■ **Exercise**
Look through the lines below and extract each one that contains "this".

■ **Recorded information**

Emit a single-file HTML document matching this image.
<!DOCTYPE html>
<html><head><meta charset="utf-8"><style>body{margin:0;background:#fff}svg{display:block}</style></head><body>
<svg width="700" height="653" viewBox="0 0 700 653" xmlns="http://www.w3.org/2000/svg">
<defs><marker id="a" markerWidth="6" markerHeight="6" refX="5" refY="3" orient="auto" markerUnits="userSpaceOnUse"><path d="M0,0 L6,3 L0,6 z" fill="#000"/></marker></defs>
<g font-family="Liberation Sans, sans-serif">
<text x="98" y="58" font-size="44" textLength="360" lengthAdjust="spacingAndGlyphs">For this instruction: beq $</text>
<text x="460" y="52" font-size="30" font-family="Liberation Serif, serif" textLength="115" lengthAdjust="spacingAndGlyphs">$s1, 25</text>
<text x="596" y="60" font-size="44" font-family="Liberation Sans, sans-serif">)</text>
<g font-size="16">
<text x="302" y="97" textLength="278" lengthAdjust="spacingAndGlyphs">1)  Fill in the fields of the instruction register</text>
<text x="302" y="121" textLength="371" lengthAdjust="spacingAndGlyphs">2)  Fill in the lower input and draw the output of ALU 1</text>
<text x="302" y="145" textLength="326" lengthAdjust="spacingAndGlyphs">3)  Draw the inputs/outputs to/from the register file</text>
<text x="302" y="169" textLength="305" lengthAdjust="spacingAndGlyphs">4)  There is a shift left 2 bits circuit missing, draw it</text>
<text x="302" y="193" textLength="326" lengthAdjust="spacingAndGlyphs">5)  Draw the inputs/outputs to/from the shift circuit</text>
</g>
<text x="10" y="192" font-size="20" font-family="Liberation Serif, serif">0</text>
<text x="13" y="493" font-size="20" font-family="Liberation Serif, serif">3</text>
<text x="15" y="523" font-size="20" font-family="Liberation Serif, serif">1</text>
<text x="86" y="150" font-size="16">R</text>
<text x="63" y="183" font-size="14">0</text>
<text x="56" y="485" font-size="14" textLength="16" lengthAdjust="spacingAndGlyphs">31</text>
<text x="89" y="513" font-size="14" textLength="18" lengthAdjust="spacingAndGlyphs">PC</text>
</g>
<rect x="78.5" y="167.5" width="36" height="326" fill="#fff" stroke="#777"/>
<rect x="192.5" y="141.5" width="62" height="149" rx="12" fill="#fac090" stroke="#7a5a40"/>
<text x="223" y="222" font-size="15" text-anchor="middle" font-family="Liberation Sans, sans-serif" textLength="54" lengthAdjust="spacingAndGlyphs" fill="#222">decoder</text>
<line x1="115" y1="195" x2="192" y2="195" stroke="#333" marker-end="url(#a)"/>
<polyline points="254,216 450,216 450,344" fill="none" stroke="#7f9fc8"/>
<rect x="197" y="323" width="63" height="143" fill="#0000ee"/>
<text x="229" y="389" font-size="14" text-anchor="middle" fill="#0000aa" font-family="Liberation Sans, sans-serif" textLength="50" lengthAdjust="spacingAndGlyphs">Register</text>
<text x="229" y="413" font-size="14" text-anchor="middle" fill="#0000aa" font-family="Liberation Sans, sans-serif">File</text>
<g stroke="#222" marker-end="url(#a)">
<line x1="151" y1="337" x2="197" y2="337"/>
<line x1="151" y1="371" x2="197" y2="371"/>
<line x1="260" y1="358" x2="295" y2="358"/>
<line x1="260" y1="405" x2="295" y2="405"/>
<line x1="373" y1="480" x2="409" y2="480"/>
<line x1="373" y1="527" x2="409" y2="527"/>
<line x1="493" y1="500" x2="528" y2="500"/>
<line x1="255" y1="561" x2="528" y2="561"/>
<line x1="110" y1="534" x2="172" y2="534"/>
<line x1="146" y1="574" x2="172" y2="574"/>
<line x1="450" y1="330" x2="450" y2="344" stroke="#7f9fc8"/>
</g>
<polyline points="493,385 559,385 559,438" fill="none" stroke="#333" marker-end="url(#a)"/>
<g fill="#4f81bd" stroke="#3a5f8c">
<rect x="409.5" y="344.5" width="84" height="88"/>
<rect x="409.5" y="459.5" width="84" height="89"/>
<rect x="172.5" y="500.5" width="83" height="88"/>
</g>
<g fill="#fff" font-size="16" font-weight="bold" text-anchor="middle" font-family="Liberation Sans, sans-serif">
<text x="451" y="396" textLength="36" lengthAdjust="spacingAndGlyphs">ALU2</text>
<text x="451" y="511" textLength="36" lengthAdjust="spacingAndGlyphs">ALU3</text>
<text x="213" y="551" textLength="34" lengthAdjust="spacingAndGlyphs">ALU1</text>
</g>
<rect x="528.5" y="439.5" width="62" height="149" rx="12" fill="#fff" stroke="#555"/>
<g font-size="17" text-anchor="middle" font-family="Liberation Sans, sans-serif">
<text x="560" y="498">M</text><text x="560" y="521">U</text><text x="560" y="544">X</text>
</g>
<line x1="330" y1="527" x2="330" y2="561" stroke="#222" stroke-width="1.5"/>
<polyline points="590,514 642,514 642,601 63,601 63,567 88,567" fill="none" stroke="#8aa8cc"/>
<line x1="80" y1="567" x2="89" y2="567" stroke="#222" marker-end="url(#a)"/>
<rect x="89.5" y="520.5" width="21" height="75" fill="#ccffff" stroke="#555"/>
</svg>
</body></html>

■ **Exercise output**
Emit a single-file HTML document matching this image.
<text x="98" y="58" font-size="44" textLength="360" lengthAdjust="spacingAndGlyphs">For this instruction: beq $</text>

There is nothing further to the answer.